(Charts and diagrams as code)
◇ ◇ ◇
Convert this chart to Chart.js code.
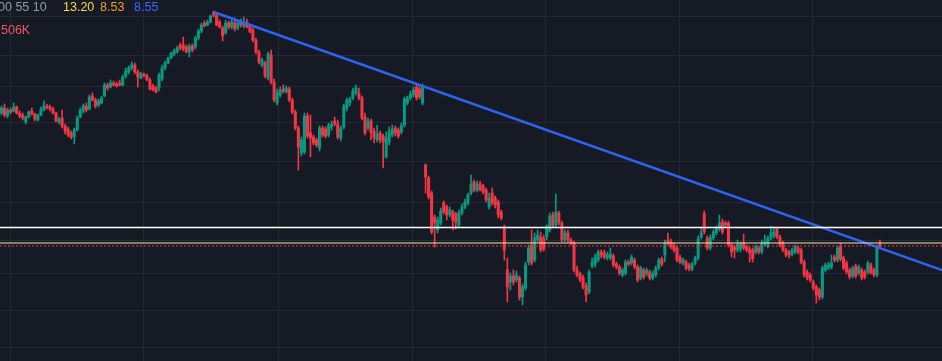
<html>
<head>
<style>
  body { margin: 0; background: #161a25; overflow: hidden; }
  #wrap { position: relative; width: 942px; height: 361px; }
  .lbl { position: absolute; font-family: "Liberation Sans", Arial, sans-serif; font-size: 12.5px; line-height: 12px; white-space: nowrap; }
</style>
</head>
<body>
<div id="wrap">
  <canvas id="candles" width="942" height="361"></canvas>
  <span class="lbl" style="left:-2px; top:1px; color:#9598a1;">00 55 10</span>
  <span class="lbl" style="left:63px; top:1px; color:#f5dc3a;">13.20</span>
  <span class="lbl" style="left:100px; top:1px; color:#ff9a1f;">8.53</span>
  <span class="lbl" style="left:134px; top:1px; color:#2f6bff;">8.55</span>
  <span class="lbl" style="left:1px; top:24px; color:#ef5a62;">506K</span>
</div>
<script src="https://cdn.jsdelivr.net/npm/chart.js"></script>
<script>
// candle prices, one entry per bar
const opens = [11.19,11.29,11.13,11.25,11.23,11.31,11.19,11.15,11.01,11.11,11.23,11.17,11.05,11.15,11.25,11.33,11.31,11.27,11.19,11.01,
  11.09,10.93,10.87,10.79,10.71,10.85,11.11,11.23,11.33,11.27,11.53,11.45,11.35,11.39,11.53,11.75,11.71,11.79,11.77,11.79,
  11.75,11.93,12.01,12.09,12.15,12.01,11.89,11.97,11.93,11.85,11.73,11.69,11.69,11.87,12.09,12.19,12.29,12.37,12.41,12.55,
  12.55,12.51,12.41,12.53,12.51,12.69,12.83,12.99,12.95,13.01,13.19,13.15,13.01,12.89,12.79,12.99,12.91,12.99,12.89,13.03,
  12.93,13.01,12.93,12.85,12.65,12.41,12.15,12.19,11.89,12.35,11.81,11.39,11.55,11.67,11.61,11.67,11.45,11.21,10.89,10.39,
  10.41,11.13,10.79,10.71,10.65,10.49,10.89,10.87,10.75,10.91,11.03,10.97,10.69,10.91,11.29,11.39,11.49,11.59,11.59,11.49,
  11.11,10.89,11.03,10.83,10.65,10.79,10.73,10.31,10.61,10.75,10.89,10.85,10.81,10.95,11.39,11.49,11.55,11.71,11.67,11.39,
  10.15,9.89,9.59,9.11,8.85,8.99,9.39,9.31,9.15,9.21,9.17,8.95,9.19,9.31,9.39,9.59,9.81,9.65,9.77,9.73,
  9.65,9.31,9.59,9.49,9.41,9.21,8.91,8.05,7.81,7.93,7.85,7.89,7.51,7.69,8.21,8.55,8.25,8.65,8.71,8.69,
  8.71,8.85,9.15,8.95,9.19,8.99,8.65,8.79,8.65,8.59,8.05,7.97,7.91,7.73,7.61,8.13,8.17,8.25,8.41,8.39,
  8.29,8.29,8.33,8.17,8.11,7.95,7.99,8.21,8.19,8.25,8.11,7.89,8.05,7.97,8.01,7.89,7.95,8.09,8.27,8.35,
  8.65,8.61,8.55,8.49,8.31,8.19,8.21,8.15,8.07,8.19,8.29,8.71,9.17,8.69,8.49,8.69,8.79,8.87,9.01,8.99,
  8.99,8.55,8.51,8.45,8.47,8.59,8.51,8.47,8.45,8.41,8.49,8.41,8.57,8.53,8.69,8.73,8.87,8.71,8.59,8.45,
  8.41,8.37,8.41,8.49,8.45,8.21,8.01,7.95,7.81,7.71,7.65,7.51,8.05,8.09,8.11,8.31,8.25,8.53,8.29,8.19,
  8.05,7.93,8.13,7.99,8.05,8.01,8.01,8.15,8.05,7.95,8.59];
const highs = [11.33,11.37,11.29,11.29,11.39,11.33,11.23,11.19,11.13,11.23,11.29,11.19,11.17,11.31,11.43,11.37,11.35,11.31,11.21,11.11,
  11.25,10.97,10.91,10.83,10.89,11.13,11.29,11.37,11.39,11.55,11.59,11.49,11.47,11.53,11.79,11.79,11.85,11.83,11.81,11.85,
  11.95,12.09,12.13,12.21,12.19,12.05,12.01,11.99,11.97,11.89,11.77,11.73,11.99,12.15,12.23,12.31,12.41,12.47,12.53,12.59,
  12.71,12.55,12.57,12.57,12.73,12.87,12.99,13.03,13.05,13.15,13.23,13.19,13.05,12.93,13.05,13.03,13.07,13.09,13.05,13.07,
  13.11,13.07,12.97,12.89,12.69,12.45,12.29,12.23,12.41,12.45,11.87,11.67,11.71,11.75,11.73,11.71,11.49,11.25,10.93,10.71,
  11.19,11.19,11.15,10.75,10.69,10.93,10.93,10.91,10.99,11.03,11.11,11.05,10.93,11.37,11.49,11.51,11.69,11.75,11.69,11.53,
  11.19,11.09,11.07,10.89,10.95,10.83,10.77,10.81,10.91,10.95,10.93,10.89,10.99,11.51,11.53,11.63,11.71,11.77,11.73,11.77,
  10.17,9.93,9.63,9.15,9.11,9.29,9.43,9.35,9.31,9.25,9.21,9.25,9.37,9.47,9.59,9.95,9.85,9.83,9.83,9.77,
  9.69,9.59,9.69,9.53,9.45,9.25,8.95,8.29,7.99,8.05,8.03,7.93,7.77,8.21,8.55,8.85,8.79,8.85,8.81,8.75,
  8.95,9.19,9.21,9.57,9.23,9.03,8.85,8.85,8.69,8.63,8.13,8.01,7.95,7.79,8.05,8.29,8.37,8.45,8.45,8.45,
  8.41,8.49,8.37,8.21,8.15,8.09,8.25,8.25,8.35,8.29,8.15,8.13,8.09,8.09,8.05,8.03,8.13,8.29,8.31,8.65,
  8.79,8.67,8.59,8.53,8.35,8.29,8.25,8.19,8.21,8.33,8.73,8.91,9.23,8.73,8.75,8.85,8.93,9.15,9.07,9.03,
  9.03,8.59,8.55,8.65,8.61,8.77,8.55,8.51,8.49,8.55,8.53,8.65,8.75,8.73,8.93,8.91,8.91,8.75,8.63,8.49,
  8.45,8.49,8.55,8.53,8.49,8.25,8.05,7.99,7.85,7.75,7.69,8.13,8.19,8.21,8.35,8.35,8.53,8.59,8.33,8.23,
  8.09,8.13,8.17,8.15,8.09,8.05,8.23,8.19,8.09,8.55,8.65];
const lows = [11.15,11.11,11.09,11.17,11.21,11.17,11.09,11.05,10.97,11.09,11.15,11.03,11.03,11.13,11.23,11.27,11.23,11.17,11.01,10.97,
  10.89,10.77,10.71,10.67,10.57,10.83,11.09,11.19,11.21,11.25,11.43,11.29,11.31,11.37,11.51,11.65,11.69,11.73,11.71,11.73,
  11.73,11.89,11.97,12.05,11.97,11.71,11.87,11.91,11.83,11.65,11.63,11.59,11.63,11.83,12.05,12.17,12.27,12.33,12.39,12.45,
  12.43,12.39,12.31,12.41,12.47,12.65,12.79,12.91,12.93,12.99,13.11,12.93,12.89,12.63,12.77,12.87,12.87,12.83,12.85,12.91,
  12.89,12.89,12.79,12.61,12.37,12.17,12.11,11.89,11.85,11.77,11.41,11.35,11.51,11.59,11.59,11.41,11.17,10.85,10.05,10.33,
  10.37,10.69,10.31,10.55,10.51,10.43,10.71,10.69,10.71,10.85,10.93,10.67,10.63,10.87,11.23,11.33,11.45,11.55,11.45,11.05,
  10.75,10.85,10.65,10.59,10.61,10.59,10.09,10.29,10.55,10.71,10.73,10.69,10.77,10.91,11.35,11.45,11.51,11.45,11.47,11.35,
  9.59,9.47,8.77,8.51,8.79,8.95,9.17,9.05,9.11,8.85,8.87,8.91,9.15,9.27,9.35,9.55,9.61,9.61,9.63,9.57,
  9.41,9.27,9.35,9.29,9.09,9.05,8.25,7.41,7.65,7.75,7.81,7.45,7.35,7.65,8.15,8.15,8.21,8.61,8.41,8.43,
  8.65,8.81,8.91,8.91,8.95,8.61,8.61,8.61,8.55,8.01,7.91,7.81,7.67,7.41,7.57,8.09,8.11,8.21,8.29,8.27,
  8.25,8.25,8.11,8.07,7.95,7.91,7.95,8.13,8.15,8.07,7.81,7.85,7.87,7.93,7.85,7.85,7.91,8.05,8.13,8.21,
  8.55,8.47,8.41,8.21,8.17,8.15,8.05,8.03,8.03,8.15,8.25,8.67,8.77,8.45,8.45,8.65,8.75,8.83,8.77,8.91,
  8.51,8.31,8.29,8.41,8.41,8.45,8.41,8.21,8.21,8.37,8.37,8.37,8.53,8.49,8.65,8.69,8.67,8.51,8.41,8.31,
  8.29,8.33,8.37,8.37,8.17,7.91,7.85,7.81,7.65,7.39,7.45,7.47,8.01,8.05,8.07,8.21,8.21,8.23,8.05,7.97,
  7.87,7.89,7.89,7.95,7.85,7.87,7.97,7.97,7.91,7.91,8.49];
const closes = [11.29,11.15,11.25,11.21,11.31,11.19,11.13,11.09,11.11,11.21,11.17,11.07,11.15,11.25,11.33,11.29,11.27,11.19,11.03,11.07,
  10.93,10.83,10.75,10.71,10.85,11.09,11.25,11.33,11.25,11.51,11.45,11.33,11.43,11.49,11.75,11.69,11.79,11.75,11.73,11.75,
  11.91,12.03,12.09,12.15,12.01,11.91,11.97,11.93,11.85,11.67,11.65,11.61,11.95,12.09,12.19,12.29,12.39,12.43,12.49,12.49,
  12.47,12.41,12.53,12.45,12.69,12.83,12.95,12.93,13.01,13.13,13.15,12.95,12.91,12.73,12.99,12.91,13.01,12.87,12.99,12.95,
  13.01,12.91,12.81,12.65,12.41,12.21,12.25,11.93,12.37,11.81,11.45,11.59,11.65,11.63,11.69,11.45,11.21,10.89,10.51,10.65,
  11.13,10.73,10.69,10.59,10.55,10.89,10.75,10.73,10.95,10.97,10.97,10.71,10.89,11.33,11.45,11.47,11.63,11.69,11.49,11.09,
  10.79,11.03,10.79,10.69,10.77,10.65,10.61,10.69,10.83,10.87,10.79,10.73,10.93,11.47,11.49,11.57,11.65,11.49,11.51,11.71,
  9.91,9.51,8.81,8.99,9.05,9.23,9.21,9.15,9.25,9.05,9.01,9.19,9.31,9.41,9.55,9.77,9.65,9.77,9.65,9.61,
  9.45,9.49,9.39,9.35,9.15,9.09,8.45,7.71,7.93,7.81,7.95,7.51,7.71,8.15,8.49,8.19,8.69,8.75,8.45,8.47,
  8.91,9.13,8.95,9.21,8.99,8.65,8.79,8.65,8.59,8.05,7.95,7.85,7.71,7.55,8.01,8.21,8.31,8.41,8.35,8.31,
  8.35,8.37,8.15,8.11,7.99,8.05,8.21,8.17,8.31,8.11,7.85,8.09,7.91,8.05,7.89,7.97,8.09,8.25,8.17,8.59,
  8.59,8.51,8.45,8.25,8.21,8.25,8.09,8.07,8.17,8.29,8.67,8.79,8.81,8.49,8.69,8.81,8.89,8.99,8.81,8.95,
  8.55,8.41,8.45,8.57,8.57,8.49,8.45,8.39,8.27,8.51,8.41,8.59,8.61,8.69,8.79,8.81,8.71,8.55,8.45,8.35,
  8.35,8.45,8.51,8.41,8.21,7.95,7.89,7.85,7.69,7.55,7.51,8.09,8.15,8.15,8.19,8.25,8.49,8.27,8.09,8.01,
  7.91,8.09,7.93,8.11,7.89,7.91,8.19,7.99,7.95,8.49,8.53];

// price levels drawn across the chart: resistance, previous close, last price
const levelPrices = [8.90, 8.59, 8.53];
// trendline from the top (bar 70) down to the right edge
const trendX = [70, 310.5];
const trendY = [13.21, 8.05];
// where the background grid falls (prices / bar positions)
const gridPrices = [13.11, 12.33, 11.71, 11.01, 10.23, 9.41, 8.65, 7.99, 7.25, 6.51];
const gridBars = [24.9, 68.8, 114.1, 157.6, 201.6, 245.8, 289.7];

const upColor = "#089981";
const downColor = "#f23645";
const gridColor = "#242834";
const levelStyles = [
  { color: "#ffffff", width: 1.6, dash: [] },
  { color: "#f3e6b0", width: 1.2, dash: [] },
  { color: "#f23645", width: 1.2, dash: [2, 2] }
];

const barColors = closes.map((c, i) => (c >= opens[i] ? upColor : downColor));

const levelLines = {
  id: "levelLines",
  afterDatasetsDraw(chart) {
    const { ctx, chartArea, scales } = chart;
    levelPrices.forEach((p, i) => {
      const st = levelStyles[i];
      const y = scales.y.getPixelForValue(p);
      ctx.save();
      ctx.strokeStyle = st.color;
      ctx.lineWidth = st.width;
      ctx.setLineDash(st.dash);
      ctx.beginPath();
      ctx.moveTo(chartArea.left, y);
      ctx.lineTo(chartArea.right, y);
      ctx.stroke();
      ctx.restore();
    });
  }
};

const bgPlugin = {
  id: "bg",
  beforeDraw(chart) {
    const ctx = chart.ctx;
    ctx.save();
    ctx.fillStyle = "#161a25";
    ctx.fillRect(0, 0, chart.width, chart.height);
    ctx.restore();
  }
};

new Chart(document.getElementById("candles").getContext("2d"), {
  type: "bar",
  data: {
    datasets: [{
      type: "line",
      data: trendX.map((x, i) => ({ x: x, y: trendY[i] })),
      borderColor: "#2d63f0",
      borderWidth: 2.5,
      pointRadius: 0,
      order: 1
    }, {
      data: opens.map((o, i) => ({ x: i, y: [o, closes[i]] })),
      backgroundColor: barColors,
      barThickness: 2.4,
      grouped: false,
      order: 2
    }, {
      data: highs.map((h, i) => ({ x: i, y: [lows[i], h] })),
      backgroundColor: barColors,
      barThickness: 1,
      grouped: false,
      order: 3
    }]
  },
  options: {
    responsive: false,
    animation: false,
    events: [],
    layout: { padding: 0 },
    plugins: { legend: { display: false }, tooltip: { enabled: false } },
    scales: {
      x: {
        type: "linear",
        min: -0.5,
        max: 310.5,
        offset: false,
        afterBuildTicks: (scale) => { scale.ticks = gridBars.map(v => ({ value: v })); },
        ticks: { display: false },
        grid: { color: gridColor, drawTicks: false },
        border: { display: false }
      },
      y: {
        min: 6.23,
        max: 13.45,
        afterBuildTicks: (scale) => { scale.ticks = gridPrices.map(v => ({ value: v })); },
        ticks: { display: false },
        grid: { color: gridColor, drawTicks: false },
        border: { display: false }
      }
    }
  },
  plugins: [bgPlugin, levelLines]
});
</script>
</body>
</html>
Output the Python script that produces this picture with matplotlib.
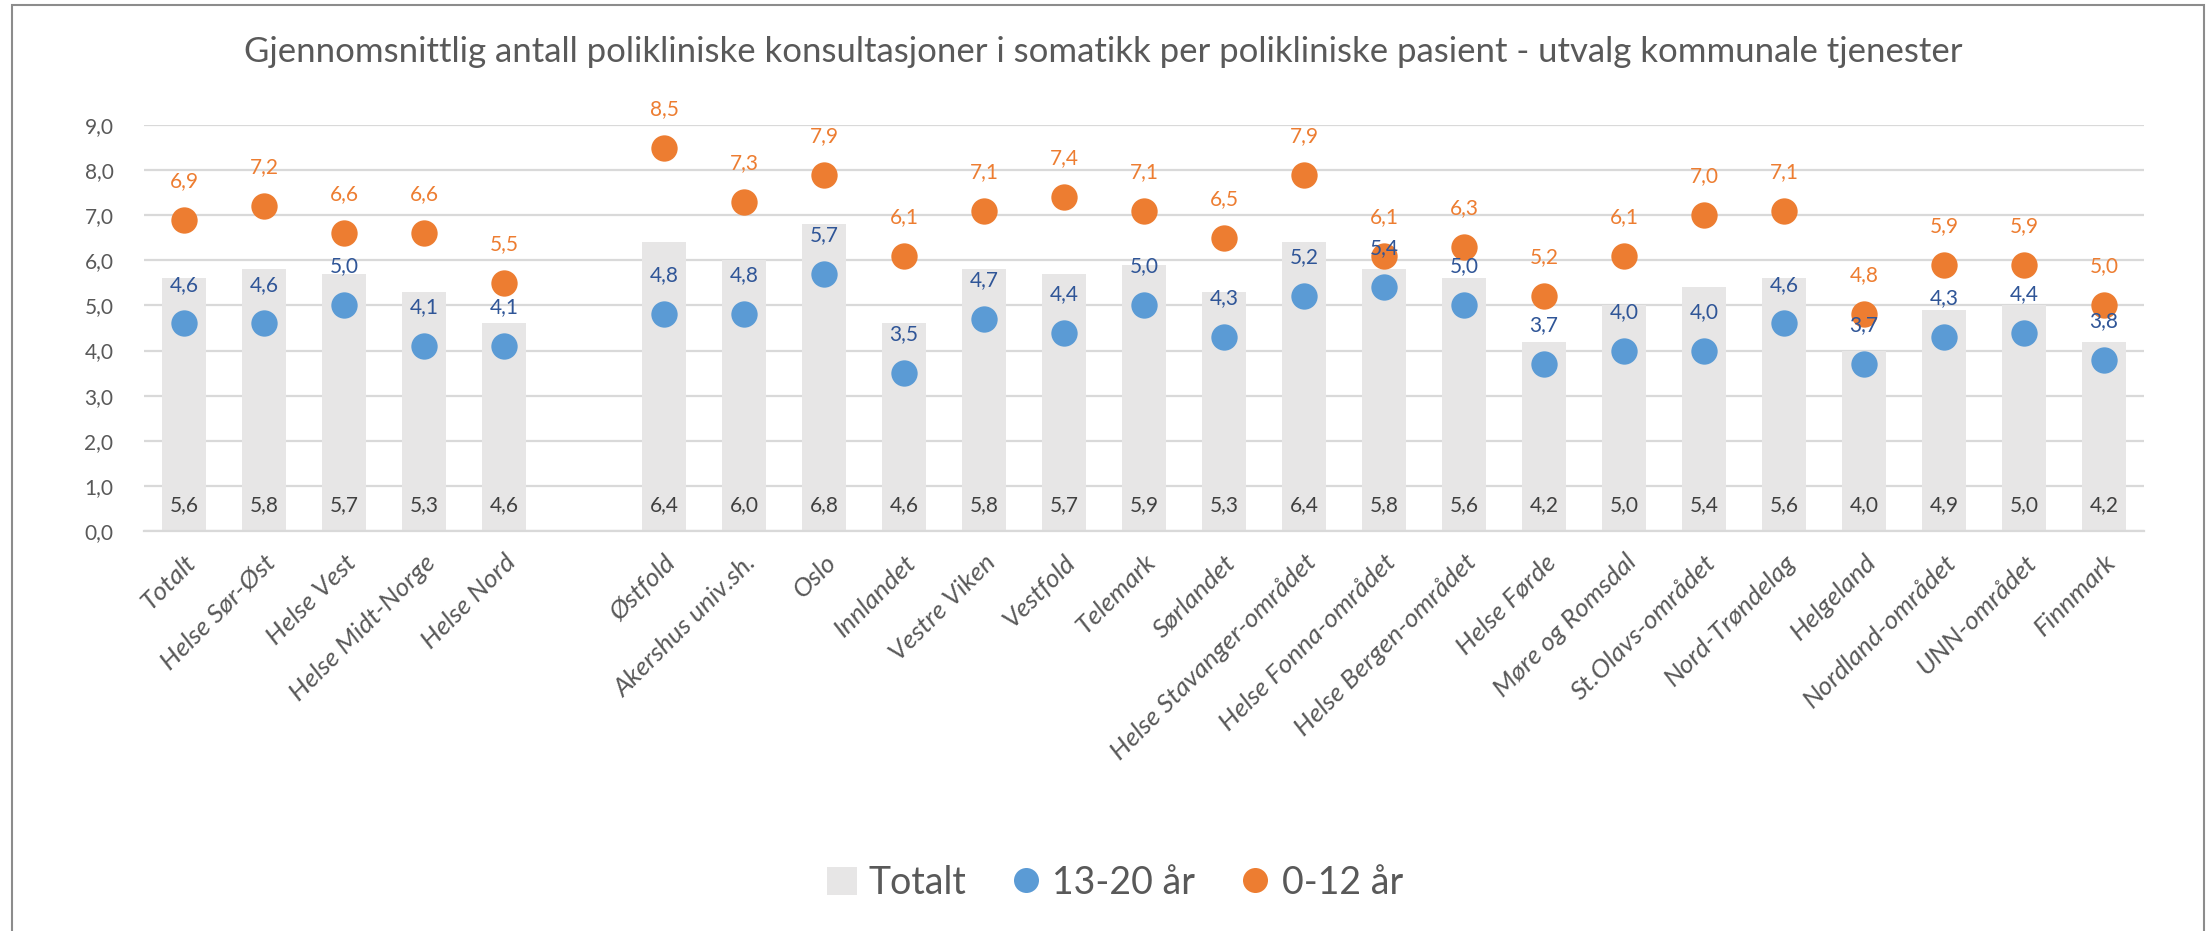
import matplotlib
matplotlib.use("Agg")
import matplotlib.pyplot as plt
import numpy as np
from matplotlib.patches import Rectangle, Patch
from matplotlib.lines import Line2D

plt.rcParams['font.family'] = ['Lato', 'DejaVu Sans']

title = "Gjennomsnittlig antall polikliniske konsultasjoner i somatikk per polikliniske pasient - utvalg kommunale tjenester"
categories = ["Totalt", "Helse Sør-Øst", "Helse Vest", "Helse Midt-Norge", "Helse Nord", "",
              "Østfold", "Akershus univ.sh.", "Oslo", "Innlandet", "Vestre Viken", "Vestfold",
              "Telemark", "Sørlandet", "Helse Stavanger-området", "Helse Fonna-området",
              "Helse Bergen-området", "Helse Førde", "Møre og Romsdal", "St.Olavs-området",
              "Nord-Trøndelag", "Helgeland", "Nordland-området", "UNN-området", "Finnmark"]
totalt = [5.6, 5.8, 5.7, 5.3, 4.6, np.nan, 6.4, 6.0, 6.8, 4.6, 5.8, 5.7, 5.9, 5.3, 6.4, 5.8,
          5.6, 4.2, 5.0, 5.4, 5.6, 4.0, 4.9, 5.0, 4.2]
age_13_20 = [4.6, 4.6, 5.0, 4.1, 4.1, np.nan, 4.8, 4.8, 5.7, 3.5, 4.7, 4.4, 5.0, 4.3, 5.2, 5.4,
             5.0, 3.7, 4.0, 4.0, 4.6, 3.7, 4.3, 4.4, 3.8]
age_0_12 = [6.9, 7.2, 6.6, 6.6, 5.5, np.nan, 8.5, 7.3, 7.9, 6.1, 7.1, 7.4, 7.1, 6.5, 7.9, 6.1,
            6.3, 5.2, 6.1, 7.0, 7.1, 4.8, 5.9, 5.9, 5.0]
yticks = [0, 1, 2, 3, 4, 5, 6, 7, 8, 9]
series_names = ["Totalt", "13-20 år", "0-12 år"]

C_BAR = "#E7E6E6"
C_BLUE = "#5B9BD5"
C_ORANGE = "#ED7D31"
C_BLUE_TXT = "#2F5597"
C_TXT = "#595959"
C_BARTXT = "#404040"
C_GRID = "#D9D9D9"

def fmt(v):
    return f"{v:.1f}".replace(".", ",")

W, H = 2206, 931
fig = plt.figure(figsize=(W / 100, H / 100), dpi=100)
ax = fig.add_axes([144 / W, 1 - 531 / H, 2000 / W, 406 / H])

x = np.arange(len(categories))
ax.bar(x, totalt, width=0.55, color=C_BAR, zorder=2)
ax.scatter(x, age_13_20, s=360, color=C_BLUE, zorder=3, linewidths=0)
ax.scatter(x, age_0_12, s=360, color=C_ORANGE, zorder=3, linewidths=0)

for xi, t, b, o in zip(x, totalt, age_13_20, age_0_12):
    if np.isnan(t):
        continue
    ax.annotate(fmt(t), (xi, 0), xytext=(0, 18.5), textcoords="offset points",
                ha="center", va="center", fontsize=15, color=C_BARTXT, zorder=6, annotation_clip=False)
    ax.annotate(fmt(b), (xi, b), xytext=(0, 28), textcoords="offset points",
                ha="center", va="center", fontsize=15, color=C_BLUE_TXT, zorder=6, annotation_clip=False)
    ax.annotate(fmt(o), (xi, o), xytext=(0, 28), textcoords="offset points",
                ha="center", va="center", fontsize=15, color=C_ORANGE, zorder=6, annotation_clip=False)

ax.set_xlim(-0.5, len(categories) - 0.5)
ax.set_ylim(0, 9)
ax.set_yticks(yticks)
ax.set_yticklabels([fmt(v) for v in yticks], fontsize=15, color=C_TXT)
ax.yaxis.grid(True, color=C_GRID, linewidth=1.6, zorder=1)
ax.set_axisbelow(True)
ax.set_xticks(x)
ax.set_xticklabels(categories, rotation=45, ha="right", va="top", rotation_mode="anchor",
                   fontsize=19, style="italic", color=C_TXT)
ax.tick_params(axis="both", length=0)
ax.tick_params(axis="y", pad=22)
ax.tick_params(axis="x", pad=14)
for s in ["top", "right", "left"]:
    ax.spines[s].set_visible(False)
ax.spines["bottom"].set_color(C_GRID)
ax.spines["bottom"].set_linewidth(1.6)

fig.text(0.5, 1 - 52 / H, title, ha="center", va="center", fontsize=25, color=C_TXT)

handles = [Patch(facecolor=C_BAR, edgecolor="none"),
           Line2D([], [], marker="o", linestyle="none", markersize=18, color=C_BLUE, markeredgewidth=0),
           Line2D([], [], marker="o", linestyle="none", markersize=18, color=C_ORANGE, markeredgewidth=0)]
leg = fig.legend(handles, series_names, loc="center", bbox_to_anchor=(1115 / W, 1 - 883 / H),
                 ncol=3, frameon=False, fontsize=27, handlelength=0.8, handletextpad=0.3,
                 columnspacing=1.2, handleheight=0.8)
for t in leg.get_texts():
    t.set_color(C_TXT)

fig.patches.append(Rectangle((12 / W, -0.01), (2204 - 12) / W, 1 - 5 / H + 0.01,
                             transform=fig.transFigure, fill=False, edgecolor="#8C8C8C",
                             linewidth=1.5, zorder=0))

fig.savefig("out.png", dpi=100, facecolor="white")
◇ ◇ ◇
= Exercise directions =
Collect each line containing the string "this".

= Reply to the task =
Convert this chart to Chart.js code.
Output the Python script that produces this picture with matplotlib.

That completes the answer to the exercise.